On 2 August the Guardian published a piece by Jamie Doward and Ian Cobain which, on the face of it, exposed the British Foreign Office for lobbying against the publication of the US Senate report on extraordinary rendition, lest details of British complicity become public.

On the face of it, a worthy piece of journalism exposing deeply shady government behaviour.

Except that I had published precisely the same story a full 15 weeks earlier, on April 14 2014, having been urgently contacted by a whistleblower.

What is more, immediately I heard from the whistleblower I made several urgent phone calls to Ian Cobain. He neither took nor returned my calls. I therefore left detailed messages, referring to the story which I had now published on my website.

In fact, the Guardian only published this story after William Hague had written to Reprieve to confirm that this lobbying had happened. In other words the Guardian published only after disclosure had been authorised by Government.

Furthermore, in publishing the government authorised story, the Guardian omitted the absolutely key point – that the purpose of the UK lobbying was to affect court cases under way and in prospect in the UK. Both in civil cases of compensation for victims, and in potential criminal cases for complicity in torture against Blair, Straw et al, British judges have (disgracefully) accepted the argument that evidence of the torture cannot be used because the American do not want it revealed, and may curtail future intelligence sharing. Obviously, if the Americans publish the material themselves, this defence falls.

As this defence is the major factor keeping Blair, Straw and numerous still senior civil servants out of the dock, this sparked the crucial British lobbying to suppress the Feinstein report – which has indeed succeeded in causing a huge amount of redaction by the White House.

My mole was absolutely adamant this was what was happening, and it is what I published. Yet Cobain in publishing the government authorised version does not refer to the impact on trials at all – despite the fact that this was 100% the subject of the letter from Reprieve to which Hague was replying, and that the letter from Reprieve mentioned me and my blog by name.

Instead of giving the true story, the government authorised version published by Cobain misdirects the entire subject towards Diego Garcia. The truth is that Diego Garcia is pretty incidental in the whole rendition story. On UK soil there was actually a great deal more done at Wick airport (yes, I do mean Wick, not Prestwick). That is something the government is still keeping tight closed, so don’t expect a mention from Cobain.

I was fooled by Cobain for a long time.
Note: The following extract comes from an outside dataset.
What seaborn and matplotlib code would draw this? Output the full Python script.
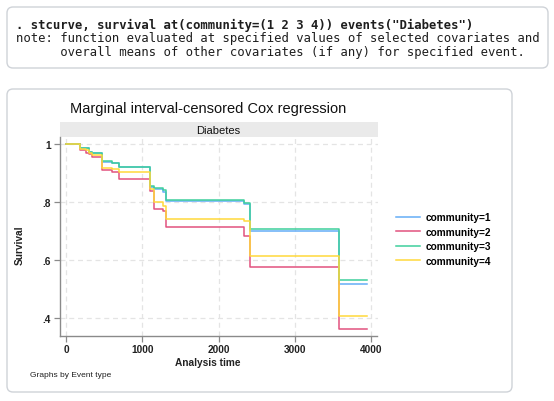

What I now realise is that his role is to codify and render safe information which had already leaked. He packages it and sends it off in a useless direction – away from Blair and Straw in this instance. He rigorously excludes material which is too hot for the establishment to handle. The great trick is, that the Guardian persuades its loyal readers that it is keeping tabs on the security services when in fact it is sweeping up after them.

Which is a precise description of why the Guardian fell out with Assange and WikiLeaks.

I suppose I should expect no better of the newspaper which happily sent the extremely noble Sara Tisdall to prison, but we should have learnt a lot from Rusbridger’s agreement with the security services to smash the Snowden hard drives. The Guardian argues that other copies of the drives existed. That is scarcely the point. Would you participate in a book-burning because other copies of books exist? The Guardian never stands up to the security services or the establishment. It just wants you to believe that it does.